Será uma separação definitiva - assim M. dizia de si para si, como uma afirmação, será para sempre, e às vezes a afirmação era repetida como pergunta, será uma separação definitiva, incrível como a voz pode produzir a certeza e a dúvida usando as mesmas palavras. Para M. oscilar entre as duas era mais que um inferno, afinal S. fora para muito longe, não sei quando, e nem se volto, ela disse. Se M. pudesse a trancaria em seu quarto para nunca mais saírem de lá, já tinha falado disso certa vez, ela tomara como uma brincadeira, mas agora M. sentiu uma fisgadinha de arrependimento, deveria tê-la apenas raptado, maníaco, louco, todos diriam, mas livre da incerteza. Mas nem ele mesmo levava a sério este plano, o que mais admirava em S. logo após as curvas e o sabor semidemoníacos de seu corpo era a liberdade de espírito, o desejo de alçar vôos longe da terra natal e no distante além fazer uma nova vida. Incentivara e apoiara cada centímetro daquela viagem, foram até juntos comprar as malas, duas malas grandes e cheias de insolência, levarei S. para longe de você, pareciam dizer. Juntos eles colocaram nas abusadas malas blusas, camisetas e calças, dobradas uma por uma, entre conversas que nunca terminavam, não posso esquecer minha maquiagem, S. sempre tão preocupada com miudezas. Ele quis dizer coisas bonitas, ir além daquelas bobagens todas que os namorados se falam quando estão sós e nus estendidos e suados na cama, mas apenas repetiu as bobagens mais repetidas e bobas, e até sentiu vergonha de não saber versos, vergonha deveria ter sentido de dizer em sussurros o que todos os casais sempre dizem.

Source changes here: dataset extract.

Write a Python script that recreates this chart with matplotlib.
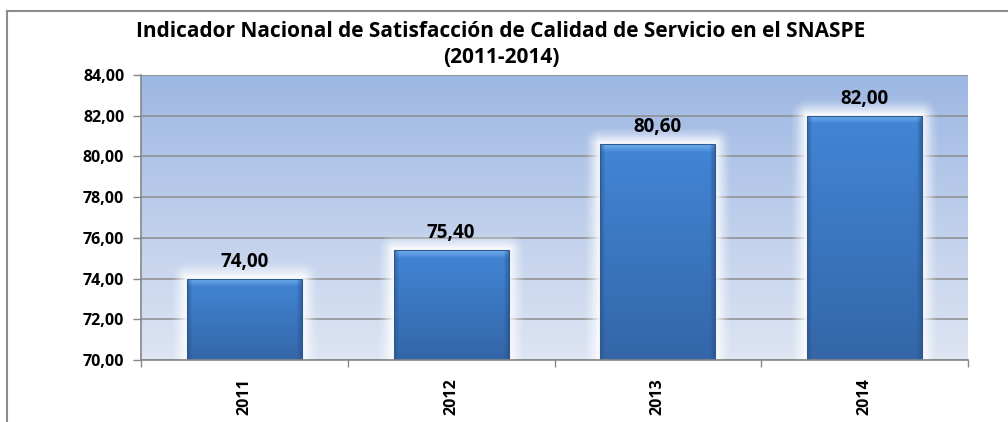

Egoísmo sem fim seria se colocasse moleza nos gestos, ou se distante ouvisse os medos de S. perante a viagem, M. queria era que tudo desse certo e no fim foi isso que aconteceu. Tanto que quando aquele coração de mulher tremia na incerteza, M. também quebrava completamente, mas arremessava a sua voz como pura confiança, a custo da morte do pessimista que vivia lá em seu íntimo. Sim, era uma mentira, algum mais apressado diria, mas ele nunca inventara facilidades e paisagens cor-de-rosa, só queria preparar a fúria que S. para ele sempre teve, e que jazia adormecida, apenas a esperar os desafios que a vida ingratamente distribui para despertar. Assim no aeroporto a abraçara mais forte do que jamais tinha abraçado e entre despedidas disse "Força!", era uma palavra horrível de se dizer - dissesse eu te amo, ou te adoro, morrerei de saudades, mas não força, alegaria um poeta da pieguice, mas para M. nenhuma palavra outra valeria a pena ser dita, queria ver S. voar ainda mais alto, mesmo que para longe de sua vista, mesmo que nunca mais possa cingi-la pela cintura e levantá-la e assim ir caminhando para o quarto, para onde você tá me levando, ela sempre perguntava rindo com sabor de malícia. Dizer força assim, em uma despedida que não se quer, onde dois que eram um são feitos dois novamente e jogados para longe um do outro, era para S. algo mesmo incompreensível, mas nas primeiras dificuldades no novo cotidiano ela soube, repentinamente, tudo o que M. quis significar quando pronunciou aquela palavra esquisita, e achou que seria bom tê-lo por perto novamente, senti-lo quente e com uma intensidade quase violenta, S. chegou a suspirar ao pensar nisso, e desejou aquelas longas conversas, aquele adormecer juntos sem a pressa de um vôo, apenas perder-se entre cobertores que cheiram sono, e quis então ela e M. livres, absolutamente livres, distantes da crueldade das grandes partidas, de toques de celular que amedrontam os corações, de qualquer coisa que faça em pedaços aqueles dias que não saem da sua memória e que jamais deveriam acabar.